- _SUPPLIED DATA_

Begin

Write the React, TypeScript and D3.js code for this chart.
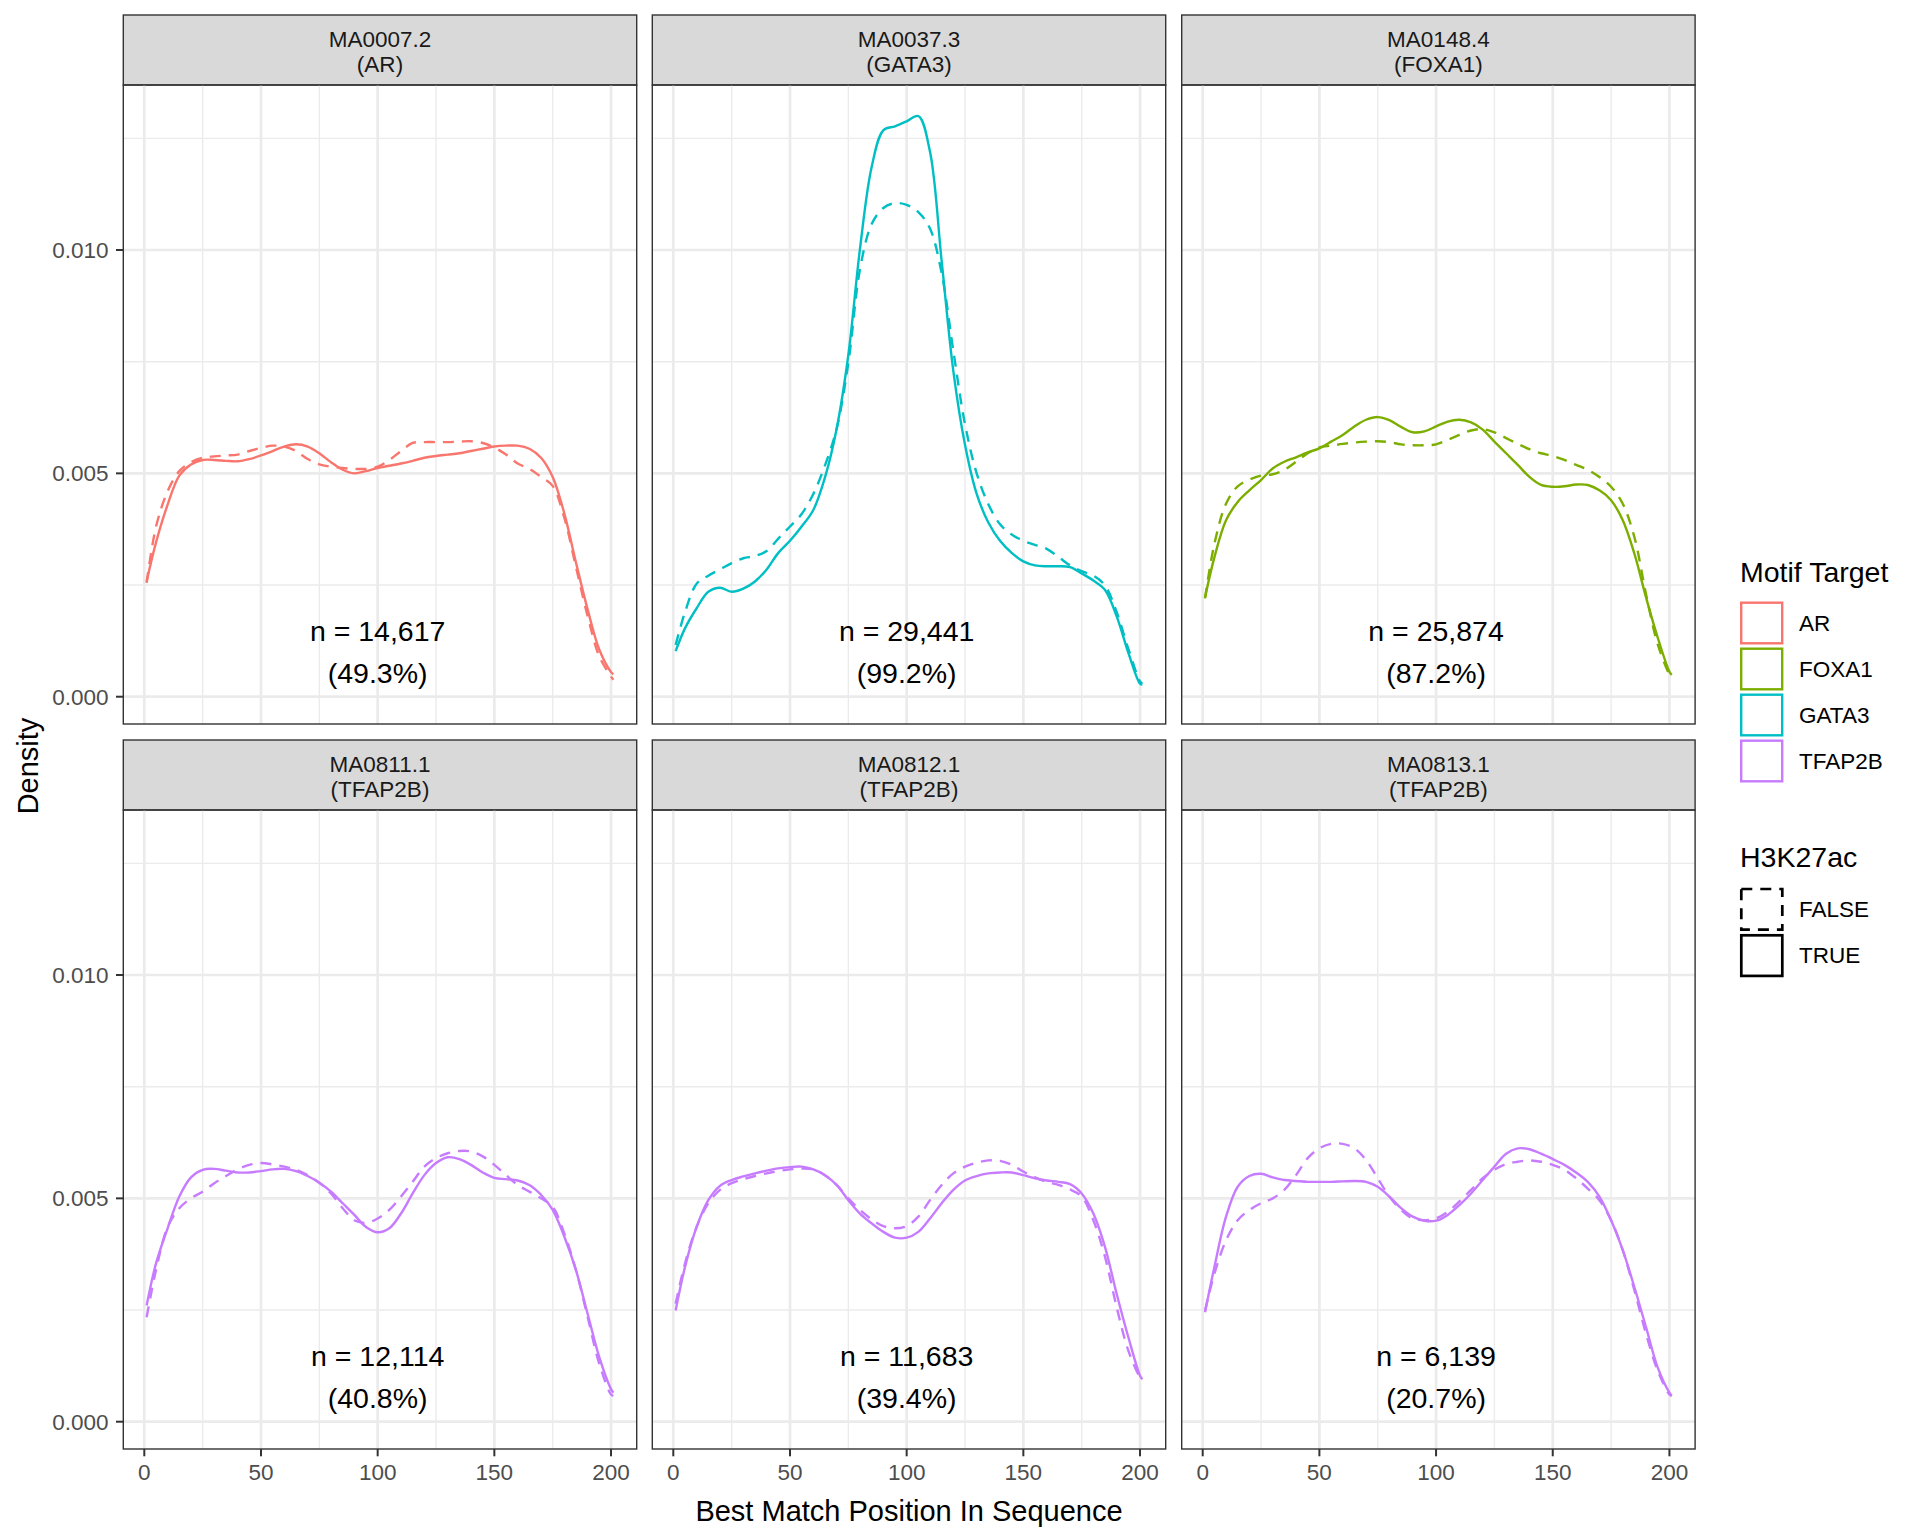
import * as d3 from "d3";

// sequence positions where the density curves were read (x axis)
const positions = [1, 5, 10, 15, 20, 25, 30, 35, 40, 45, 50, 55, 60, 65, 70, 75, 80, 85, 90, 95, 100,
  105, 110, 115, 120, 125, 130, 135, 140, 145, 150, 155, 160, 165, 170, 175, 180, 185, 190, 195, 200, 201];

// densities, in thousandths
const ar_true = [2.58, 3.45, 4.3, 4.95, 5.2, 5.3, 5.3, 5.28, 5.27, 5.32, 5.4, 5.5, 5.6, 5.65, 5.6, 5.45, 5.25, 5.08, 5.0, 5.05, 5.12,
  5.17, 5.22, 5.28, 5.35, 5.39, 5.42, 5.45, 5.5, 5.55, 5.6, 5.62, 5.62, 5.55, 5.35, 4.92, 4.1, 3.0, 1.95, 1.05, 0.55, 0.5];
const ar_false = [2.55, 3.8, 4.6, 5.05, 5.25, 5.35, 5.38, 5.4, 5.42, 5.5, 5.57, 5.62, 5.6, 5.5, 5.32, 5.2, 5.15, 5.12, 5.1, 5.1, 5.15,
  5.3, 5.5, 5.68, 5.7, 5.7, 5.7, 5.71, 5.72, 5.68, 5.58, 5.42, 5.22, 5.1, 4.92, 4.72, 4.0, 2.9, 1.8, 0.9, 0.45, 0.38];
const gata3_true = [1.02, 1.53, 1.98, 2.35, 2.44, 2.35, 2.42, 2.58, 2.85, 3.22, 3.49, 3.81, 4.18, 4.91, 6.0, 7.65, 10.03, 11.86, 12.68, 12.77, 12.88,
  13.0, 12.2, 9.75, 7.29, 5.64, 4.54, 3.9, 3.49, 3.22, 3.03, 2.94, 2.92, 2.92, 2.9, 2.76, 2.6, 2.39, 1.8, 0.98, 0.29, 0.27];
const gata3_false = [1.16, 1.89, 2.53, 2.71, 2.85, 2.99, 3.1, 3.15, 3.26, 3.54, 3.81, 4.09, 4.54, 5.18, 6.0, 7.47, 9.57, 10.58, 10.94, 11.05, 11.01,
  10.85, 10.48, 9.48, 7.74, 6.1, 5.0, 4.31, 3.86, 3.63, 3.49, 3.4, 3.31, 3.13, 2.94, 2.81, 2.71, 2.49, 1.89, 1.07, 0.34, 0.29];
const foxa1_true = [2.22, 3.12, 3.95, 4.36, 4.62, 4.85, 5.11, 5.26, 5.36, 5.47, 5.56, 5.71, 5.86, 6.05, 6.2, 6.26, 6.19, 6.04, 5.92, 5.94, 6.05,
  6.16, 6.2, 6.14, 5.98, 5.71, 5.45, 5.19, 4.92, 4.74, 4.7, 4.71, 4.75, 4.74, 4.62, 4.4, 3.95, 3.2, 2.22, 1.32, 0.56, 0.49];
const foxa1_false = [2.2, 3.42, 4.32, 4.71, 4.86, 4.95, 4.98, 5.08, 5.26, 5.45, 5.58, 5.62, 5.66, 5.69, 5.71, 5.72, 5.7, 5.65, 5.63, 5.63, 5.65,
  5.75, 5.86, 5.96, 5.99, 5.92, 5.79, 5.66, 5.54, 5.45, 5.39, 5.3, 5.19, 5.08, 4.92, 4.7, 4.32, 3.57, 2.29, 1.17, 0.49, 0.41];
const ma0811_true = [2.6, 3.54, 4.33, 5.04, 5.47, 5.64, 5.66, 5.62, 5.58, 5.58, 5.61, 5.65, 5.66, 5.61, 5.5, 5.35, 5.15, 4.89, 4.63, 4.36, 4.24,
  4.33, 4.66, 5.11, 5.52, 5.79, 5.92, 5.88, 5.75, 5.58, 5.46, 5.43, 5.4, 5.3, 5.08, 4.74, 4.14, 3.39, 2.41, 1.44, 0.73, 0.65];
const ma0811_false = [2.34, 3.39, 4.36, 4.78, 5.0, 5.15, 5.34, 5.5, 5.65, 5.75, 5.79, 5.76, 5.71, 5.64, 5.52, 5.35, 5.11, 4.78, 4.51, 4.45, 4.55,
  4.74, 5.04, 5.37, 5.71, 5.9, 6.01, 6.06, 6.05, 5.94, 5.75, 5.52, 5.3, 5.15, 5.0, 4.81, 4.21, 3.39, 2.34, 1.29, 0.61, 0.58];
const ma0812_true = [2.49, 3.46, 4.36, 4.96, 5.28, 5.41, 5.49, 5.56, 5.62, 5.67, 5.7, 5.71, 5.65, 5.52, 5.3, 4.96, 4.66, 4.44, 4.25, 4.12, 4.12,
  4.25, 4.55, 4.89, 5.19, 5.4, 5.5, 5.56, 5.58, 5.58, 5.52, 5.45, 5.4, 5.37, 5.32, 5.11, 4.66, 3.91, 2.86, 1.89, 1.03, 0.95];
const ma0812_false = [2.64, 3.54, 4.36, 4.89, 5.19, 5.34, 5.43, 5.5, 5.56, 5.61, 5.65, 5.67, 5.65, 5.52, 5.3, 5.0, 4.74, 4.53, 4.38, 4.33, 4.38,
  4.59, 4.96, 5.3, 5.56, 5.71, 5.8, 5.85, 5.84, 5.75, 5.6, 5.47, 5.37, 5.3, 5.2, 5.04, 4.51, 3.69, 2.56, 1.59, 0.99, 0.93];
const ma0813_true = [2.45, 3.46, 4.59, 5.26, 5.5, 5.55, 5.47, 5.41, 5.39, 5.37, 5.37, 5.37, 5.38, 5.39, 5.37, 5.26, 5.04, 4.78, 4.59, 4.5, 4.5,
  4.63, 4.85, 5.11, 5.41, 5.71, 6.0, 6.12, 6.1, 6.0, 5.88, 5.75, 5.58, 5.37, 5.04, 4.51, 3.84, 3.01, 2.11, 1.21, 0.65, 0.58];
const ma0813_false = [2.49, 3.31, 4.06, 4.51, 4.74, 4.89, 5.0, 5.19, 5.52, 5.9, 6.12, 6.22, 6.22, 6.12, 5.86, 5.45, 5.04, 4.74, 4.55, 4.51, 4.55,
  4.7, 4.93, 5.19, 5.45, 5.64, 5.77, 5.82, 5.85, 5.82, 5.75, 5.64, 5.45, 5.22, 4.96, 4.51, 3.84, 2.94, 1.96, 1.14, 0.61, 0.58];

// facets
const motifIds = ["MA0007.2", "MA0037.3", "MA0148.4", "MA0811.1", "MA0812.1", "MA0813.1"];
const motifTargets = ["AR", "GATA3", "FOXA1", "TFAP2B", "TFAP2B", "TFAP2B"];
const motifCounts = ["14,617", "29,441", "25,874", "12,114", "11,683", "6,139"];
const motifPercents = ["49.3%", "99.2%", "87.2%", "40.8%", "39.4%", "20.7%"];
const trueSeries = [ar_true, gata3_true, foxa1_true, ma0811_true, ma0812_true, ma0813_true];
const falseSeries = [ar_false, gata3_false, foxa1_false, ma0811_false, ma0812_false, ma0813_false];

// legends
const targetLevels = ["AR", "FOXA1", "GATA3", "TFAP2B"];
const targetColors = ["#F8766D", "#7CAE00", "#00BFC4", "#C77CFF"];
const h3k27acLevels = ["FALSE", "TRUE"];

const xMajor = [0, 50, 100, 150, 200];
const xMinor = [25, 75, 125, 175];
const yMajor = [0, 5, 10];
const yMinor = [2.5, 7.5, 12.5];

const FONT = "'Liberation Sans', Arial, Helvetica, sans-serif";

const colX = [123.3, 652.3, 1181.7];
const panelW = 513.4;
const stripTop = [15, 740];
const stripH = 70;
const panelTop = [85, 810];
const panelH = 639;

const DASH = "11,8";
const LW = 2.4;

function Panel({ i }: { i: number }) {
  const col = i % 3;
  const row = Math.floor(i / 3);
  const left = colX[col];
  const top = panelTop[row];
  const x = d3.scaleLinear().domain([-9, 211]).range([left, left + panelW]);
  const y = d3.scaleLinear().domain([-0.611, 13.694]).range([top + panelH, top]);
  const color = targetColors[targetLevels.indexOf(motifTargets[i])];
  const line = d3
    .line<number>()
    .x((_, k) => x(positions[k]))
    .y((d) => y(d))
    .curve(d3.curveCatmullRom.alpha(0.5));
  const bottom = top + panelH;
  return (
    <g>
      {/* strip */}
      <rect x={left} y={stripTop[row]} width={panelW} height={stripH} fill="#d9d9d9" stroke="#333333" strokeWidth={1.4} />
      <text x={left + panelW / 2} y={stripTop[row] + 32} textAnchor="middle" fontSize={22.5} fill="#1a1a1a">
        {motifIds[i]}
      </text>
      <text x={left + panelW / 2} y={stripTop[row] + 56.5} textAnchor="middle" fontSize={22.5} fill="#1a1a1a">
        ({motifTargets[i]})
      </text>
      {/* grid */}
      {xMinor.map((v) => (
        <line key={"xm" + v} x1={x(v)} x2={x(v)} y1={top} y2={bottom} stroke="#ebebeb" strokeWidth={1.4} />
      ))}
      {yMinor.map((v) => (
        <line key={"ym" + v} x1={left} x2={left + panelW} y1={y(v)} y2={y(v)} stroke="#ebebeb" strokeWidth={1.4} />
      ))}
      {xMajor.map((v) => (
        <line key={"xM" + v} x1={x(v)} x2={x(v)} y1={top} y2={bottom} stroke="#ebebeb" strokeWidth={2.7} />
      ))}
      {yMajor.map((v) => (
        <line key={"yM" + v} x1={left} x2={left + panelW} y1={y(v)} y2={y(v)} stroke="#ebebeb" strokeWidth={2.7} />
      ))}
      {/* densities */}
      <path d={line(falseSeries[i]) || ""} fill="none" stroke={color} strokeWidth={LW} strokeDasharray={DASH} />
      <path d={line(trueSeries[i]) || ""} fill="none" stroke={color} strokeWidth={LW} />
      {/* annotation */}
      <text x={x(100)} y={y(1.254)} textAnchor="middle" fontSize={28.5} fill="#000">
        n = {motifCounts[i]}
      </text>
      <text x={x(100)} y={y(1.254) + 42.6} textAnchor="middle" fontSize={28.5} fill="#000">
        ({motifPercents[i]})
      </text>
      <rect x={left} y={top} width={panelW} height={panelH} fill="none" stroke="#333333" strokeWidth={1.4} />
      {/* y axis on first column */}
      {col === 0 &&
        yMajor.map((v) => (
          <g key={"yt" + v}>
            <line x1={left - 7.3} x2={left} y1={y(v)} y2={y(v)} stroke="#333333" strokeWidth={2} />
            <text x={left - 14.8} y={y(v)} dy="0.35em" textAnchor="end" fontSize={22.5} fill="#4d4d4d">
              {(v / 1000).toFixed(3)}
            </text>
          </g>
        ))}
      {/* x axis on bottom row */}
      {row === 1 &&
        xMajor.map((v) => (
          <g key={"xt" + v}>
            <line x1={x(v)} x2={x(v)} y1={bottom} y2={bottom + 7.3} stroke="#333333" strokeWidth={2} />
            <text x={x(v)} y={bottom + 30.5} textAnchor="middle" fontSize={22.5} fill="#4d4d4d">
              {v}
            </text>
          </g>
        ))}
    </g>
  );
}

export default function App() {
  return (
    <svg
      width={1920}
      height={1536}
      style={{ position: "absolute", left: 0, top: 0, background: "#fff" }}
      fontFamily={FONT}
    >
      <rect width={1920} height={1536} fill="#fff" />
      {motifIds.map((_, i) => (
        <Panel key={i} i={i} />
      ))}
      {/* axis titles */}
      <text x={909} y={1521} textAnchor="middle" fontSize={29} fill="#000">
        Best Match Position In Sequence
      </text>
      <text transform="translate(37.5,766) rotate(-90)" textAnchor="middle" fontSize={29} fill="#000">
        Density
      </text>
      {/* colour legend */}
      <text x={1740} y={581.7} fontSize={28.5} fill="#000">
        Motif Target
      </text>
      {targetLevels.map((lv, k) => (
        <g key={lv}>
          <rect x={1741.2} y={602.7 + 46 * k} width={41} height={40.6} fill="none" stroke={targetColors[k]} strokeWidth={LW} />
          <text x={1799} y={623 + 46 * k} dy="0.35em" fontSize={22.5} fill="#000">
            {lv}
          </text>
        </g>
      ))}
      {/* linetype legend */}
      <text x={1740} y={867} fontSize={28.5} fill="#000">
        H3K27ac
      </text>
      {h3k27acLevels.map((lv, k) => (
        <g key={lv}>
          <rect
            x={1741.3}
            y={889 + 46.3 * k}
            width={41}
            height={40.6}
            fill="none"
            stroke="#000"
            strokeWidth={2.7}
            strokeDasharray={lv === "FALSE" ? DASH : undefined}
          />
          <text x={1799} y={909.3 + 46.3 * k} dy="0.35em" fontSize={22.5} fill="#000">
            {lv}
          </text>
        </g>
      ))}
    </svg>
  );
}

End

- _EXERCISE_
Pictures stay out. Print the data exactly, from its first line through the line containing "195, 200, 201];".

- _SOLUTION TO THE PROBLEM_
Write the React, TypeScript and D3.js code for this chart.
import * as d3 from "d3";

// sequence positions where the density curves were read (x axis)
const positions = [1, 5, 10, 15, 20, 25, 30, 35, 40, 45, 50, 55, 60, 65, 70, 75, 80, 85, 90, 95, 100,
  105, 110, 115, 120, 125, 130, 135, 140, 145, 150, 155, 160, 165, 170, 175, 180, 185, 190, 195, 200, 201];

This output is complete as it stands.